**Required work:** The material below includes pictures; leave them out and return only the lines between the line containing "What D3.js code" and the line containing "var casaBanci = [42, 30, 45, 58];", inclusive, word for word.

**Records for processing:**

-=-=-=-=-

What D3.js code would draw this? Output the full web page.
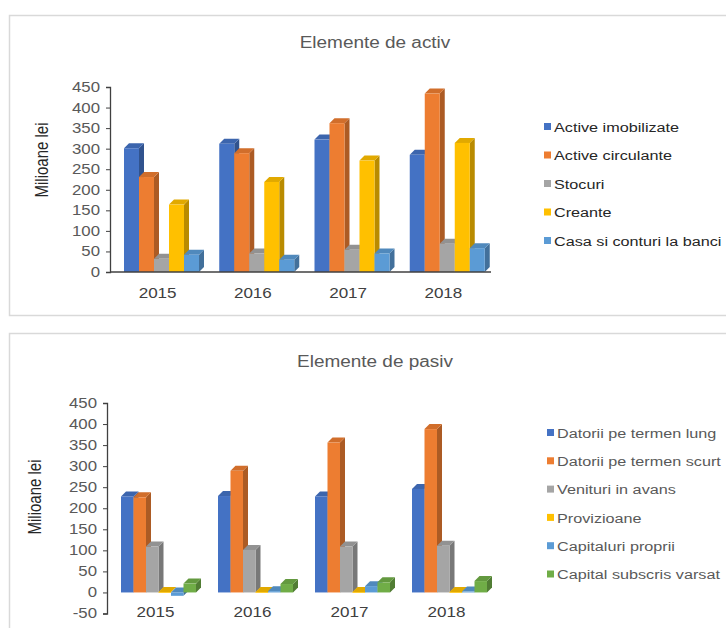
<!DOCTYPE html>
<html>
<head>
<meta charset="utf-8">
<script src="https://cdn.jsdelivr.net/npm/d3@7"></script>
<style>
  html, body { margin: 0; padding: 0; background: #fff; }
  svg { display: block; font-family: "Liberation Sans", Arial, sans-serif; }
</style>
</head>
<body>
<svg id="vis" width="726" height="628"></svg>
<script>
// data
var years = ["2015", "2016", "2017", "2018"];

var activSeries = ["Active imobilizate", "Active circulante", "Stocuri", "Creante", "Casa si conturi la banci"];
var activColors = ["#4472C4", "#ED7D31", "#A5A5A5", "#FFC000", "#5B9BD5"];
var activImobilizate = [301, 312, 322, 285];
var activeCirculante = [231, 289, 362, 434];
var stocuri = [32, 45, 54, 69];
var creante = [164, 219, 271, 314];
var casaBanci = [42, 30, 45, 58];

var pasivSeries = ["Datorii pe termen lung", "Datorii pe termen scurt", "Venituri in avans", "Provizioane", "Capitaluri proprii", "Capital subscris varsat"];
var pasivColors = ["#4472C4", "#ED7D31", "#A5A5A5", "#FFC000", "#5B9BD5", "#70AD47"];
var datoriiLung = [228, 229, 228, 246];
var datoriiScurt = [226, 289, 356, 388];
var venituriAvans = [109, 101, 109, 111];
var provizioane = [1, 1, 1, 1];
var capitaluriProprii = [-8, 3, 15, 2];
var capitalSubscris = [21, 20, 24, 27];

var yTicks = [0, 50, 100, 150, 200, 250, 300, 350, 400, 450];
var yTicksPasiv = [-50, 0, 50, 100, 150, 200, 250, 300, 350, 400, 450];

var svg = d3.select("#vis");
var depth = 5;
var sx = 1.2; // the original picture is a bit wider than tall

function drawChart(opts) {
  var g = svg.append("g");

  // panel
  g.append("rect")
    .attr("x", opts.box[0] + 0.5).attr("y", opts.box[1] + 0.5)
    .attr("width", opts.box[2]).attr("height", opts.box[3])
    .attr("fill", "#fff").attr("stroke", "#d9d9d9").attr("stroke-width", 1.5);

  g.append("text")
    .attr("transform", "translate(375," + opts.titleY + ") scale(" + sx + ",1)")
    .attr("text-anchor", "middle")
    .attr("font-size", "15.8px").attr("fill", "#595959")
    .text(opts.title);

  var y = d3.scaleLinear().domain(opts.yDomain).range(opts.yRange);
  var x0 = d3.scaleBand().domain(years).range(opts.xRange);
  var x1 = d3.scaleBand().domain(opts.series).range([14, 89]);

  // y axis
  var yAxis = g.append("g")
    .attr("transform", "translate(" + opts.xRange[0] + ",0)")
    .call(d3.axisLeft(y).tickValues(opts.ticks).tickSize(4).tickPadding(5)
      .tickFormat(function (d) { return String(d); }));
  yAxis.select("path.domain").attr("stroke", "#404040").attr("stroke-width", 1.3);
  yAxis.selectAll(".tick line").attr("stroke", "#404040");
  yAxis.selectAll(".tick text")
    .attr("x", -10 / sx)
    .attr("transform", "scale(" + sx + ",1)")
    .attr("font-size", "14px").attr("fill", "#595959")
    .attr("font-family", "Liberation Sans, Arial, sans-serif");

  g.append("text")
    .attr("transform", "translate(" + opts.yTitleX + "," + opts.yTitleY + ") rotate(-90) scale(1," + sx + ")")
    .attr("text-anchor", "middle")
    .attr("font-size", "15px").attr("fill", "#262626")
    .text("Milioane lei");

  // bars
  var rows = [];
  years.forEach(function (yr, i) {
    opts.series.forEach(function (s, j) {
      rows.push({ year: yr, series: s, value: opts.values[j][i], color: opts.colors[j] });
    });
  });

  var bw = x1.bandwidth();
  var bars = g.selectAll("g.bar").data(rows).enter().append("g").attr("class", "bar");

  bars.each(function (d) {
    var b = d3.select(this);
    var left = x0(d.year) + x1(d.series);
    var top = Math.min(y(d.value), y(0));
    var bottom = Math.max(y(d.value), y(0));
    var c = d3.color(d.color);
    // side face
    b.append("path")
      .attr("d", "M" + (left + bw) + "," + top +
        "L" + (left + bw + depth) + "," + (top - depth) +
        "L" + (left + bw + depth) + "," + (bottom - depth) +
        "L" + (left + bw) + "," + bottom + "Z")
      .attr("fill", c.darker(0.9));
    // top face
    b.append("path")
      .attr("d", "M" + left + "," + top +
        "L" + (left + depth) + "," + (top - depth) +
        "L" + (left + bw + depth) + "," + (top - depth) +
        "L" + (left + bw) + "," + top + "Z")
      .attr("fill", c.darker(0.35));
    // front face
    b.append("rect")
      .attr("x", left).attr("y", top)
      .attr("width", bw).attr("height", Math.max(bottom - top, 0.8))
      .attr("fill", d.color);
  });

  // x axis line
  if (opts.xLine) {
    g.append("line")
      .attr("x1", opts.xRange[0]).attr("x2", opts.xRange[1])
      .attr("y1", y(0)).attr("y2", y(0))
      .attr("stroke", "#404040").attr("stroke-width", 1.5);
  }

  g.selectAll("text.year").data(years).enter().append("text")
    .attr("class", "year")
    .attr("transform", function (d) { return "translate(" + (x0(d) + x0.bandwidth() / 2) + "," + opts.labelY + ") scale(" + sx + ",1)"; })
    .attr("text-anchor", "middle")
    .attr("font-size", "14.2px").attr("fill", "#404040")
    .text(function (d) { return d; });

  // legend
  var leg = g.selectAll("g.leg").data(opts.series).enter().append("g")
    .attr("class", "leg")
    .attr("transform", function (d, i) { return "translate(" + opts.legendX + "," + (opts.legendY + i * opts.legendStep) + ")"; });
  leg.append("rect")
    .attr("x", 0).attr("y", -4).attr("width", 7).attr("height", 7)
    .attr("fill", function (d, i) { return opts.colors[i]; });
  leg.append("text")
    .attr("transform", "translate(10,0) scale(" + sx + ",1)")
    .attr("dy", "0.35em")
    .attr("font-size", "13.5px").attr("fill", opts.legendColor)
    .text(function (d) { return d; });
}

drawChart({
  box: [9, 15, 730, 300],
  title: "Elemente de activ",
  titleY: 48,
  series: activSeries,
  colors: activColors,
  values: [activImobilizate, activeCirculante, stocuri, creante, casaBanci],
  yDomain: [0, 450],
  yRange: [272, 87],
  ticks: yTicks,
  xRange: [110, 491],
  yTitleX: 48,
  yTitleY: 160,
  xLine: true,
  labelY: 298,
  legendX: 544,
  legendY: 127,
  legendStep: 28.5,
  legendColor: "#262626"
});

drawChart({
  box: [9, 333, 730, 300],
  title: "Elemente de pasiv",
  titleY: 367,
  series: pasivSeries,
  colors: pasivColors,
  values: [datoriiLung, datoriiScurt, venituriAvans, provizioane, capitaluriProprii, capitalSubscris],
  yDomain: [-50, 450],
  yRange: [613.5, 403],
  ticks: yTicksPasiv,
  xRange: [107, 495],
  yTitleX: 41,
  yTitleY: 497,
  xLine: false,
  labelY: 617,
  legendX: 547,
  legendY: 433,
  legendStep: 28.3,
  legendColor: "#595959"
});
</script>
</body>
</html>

-=-=-=-=-

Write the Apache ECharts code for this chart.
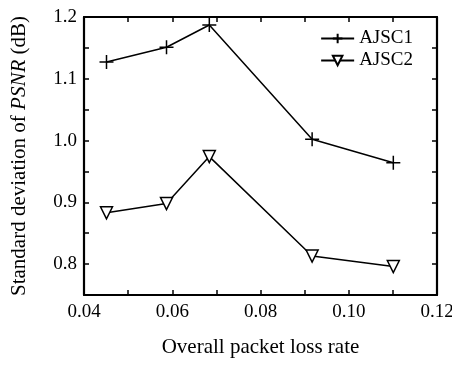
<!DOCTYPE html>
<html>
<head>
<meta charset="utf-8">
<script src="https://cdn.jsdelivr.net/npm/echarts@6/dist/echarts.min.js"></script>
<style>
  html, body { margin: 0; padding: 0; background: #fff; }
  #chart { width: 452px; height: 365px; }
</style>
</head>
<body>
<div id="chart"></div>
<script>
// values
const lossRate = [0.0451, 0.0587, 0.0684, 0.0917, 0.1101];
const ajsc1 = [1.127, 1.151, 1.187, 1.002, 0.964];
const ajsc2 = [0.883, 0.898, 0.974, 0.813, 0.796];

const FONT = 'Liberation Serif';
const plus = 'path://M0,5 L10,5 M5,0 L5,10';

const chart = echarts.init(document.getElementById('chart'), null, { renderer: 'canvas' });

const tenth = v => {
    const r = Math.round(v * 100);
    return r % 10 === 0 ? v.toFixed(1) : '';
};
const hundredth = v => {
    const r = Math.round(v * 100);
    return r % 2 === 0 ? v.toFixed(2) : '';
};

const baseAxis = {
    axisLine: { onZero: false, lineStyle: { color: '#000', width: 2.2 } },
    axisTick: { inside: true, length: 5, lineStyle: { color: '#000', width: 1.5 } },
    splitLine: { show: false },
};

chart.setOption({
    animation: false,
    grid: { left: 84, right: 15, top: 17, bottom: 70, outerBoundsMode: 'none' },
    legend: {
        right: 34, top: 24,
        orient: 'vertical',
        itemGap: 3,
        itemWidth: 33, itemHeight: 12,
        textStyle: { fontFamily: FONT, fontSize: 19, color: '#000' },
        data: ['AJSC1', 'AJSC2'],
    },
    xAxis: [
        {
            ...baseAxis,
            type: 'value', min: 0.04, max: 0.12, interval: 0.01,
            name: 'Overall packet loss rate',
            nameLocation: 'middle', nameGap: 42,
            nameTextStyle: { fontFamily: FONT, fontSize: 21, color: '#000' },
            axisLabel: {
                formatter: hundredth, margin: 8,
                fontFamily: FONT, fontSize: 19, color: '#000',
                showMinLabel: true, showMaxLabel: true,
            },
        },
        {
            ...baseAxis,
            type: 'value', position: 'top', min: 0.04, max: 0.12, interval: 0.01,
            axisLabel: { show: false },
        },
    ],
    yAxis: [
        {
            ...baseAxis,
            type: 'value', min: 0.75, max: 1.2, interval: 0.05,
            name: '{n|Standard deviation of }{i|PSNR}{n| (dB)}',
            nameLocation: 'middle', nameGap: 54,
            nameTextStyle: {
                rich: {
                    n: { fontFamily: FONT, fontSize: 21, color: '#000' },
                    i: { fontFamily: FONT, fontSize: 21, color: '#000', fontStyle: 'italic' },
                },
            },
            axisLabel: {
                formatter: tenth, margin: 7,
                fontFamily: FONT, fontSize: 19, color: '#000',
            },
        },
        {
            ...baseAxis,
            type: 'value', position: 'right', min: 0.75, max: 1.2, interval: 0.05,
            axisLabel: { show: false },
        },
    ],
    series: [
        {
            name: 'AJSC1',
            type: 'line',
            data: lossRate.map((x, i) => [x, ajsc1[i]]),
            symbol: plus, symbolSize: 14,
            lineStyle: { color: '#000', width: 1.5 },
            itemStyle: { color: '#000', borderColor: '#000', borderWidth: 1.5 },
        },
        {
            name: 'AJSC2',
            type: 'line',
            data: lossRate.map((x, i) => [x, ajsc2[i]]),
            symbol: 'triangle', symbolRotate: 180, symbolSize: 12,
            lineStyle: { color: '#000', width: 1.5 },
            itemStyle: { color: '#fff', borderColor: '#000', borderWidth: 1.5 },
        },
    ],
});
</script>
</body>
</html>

-=-=-=-=-

**Worked answer:**
What D3.js code would draw this? Output the full web page.
<!DOCTYPE html>
<html>
<head>
<meta charset="utf-8">
<script src="https://cdn.jsdelivr.net/npm/d3@7"></script>
<style>
  html, body { margin: 0; padding: 0; background: #fff; }
  svg { display: block; font-family: "Liberation Sans", Arial, sans-serif; }
</style>
</head>
<body>
<svg id="vis" width="726" height="628"></svg>
<script>
// data
var years = ["2015", "2016", "2017", "2018"];

var activSeries = ["Active imobilizate", "Active circulante", "Stocuri", "Creante", "Casa si conturi la banci"];
var activColors = ["#4472C4", "#ED7D31", "#A5A5A5", "#FFC000", "#5B9BD5"];
var activImobilizate = [301, 312, 322, 285];
var activeCirculante = [231, 289, 362, 434];
var stocuri = [32, 45, 54, 69];
var creante = [164, 219, 271, 314];
var casaBanci = [42, 30, 45, 58];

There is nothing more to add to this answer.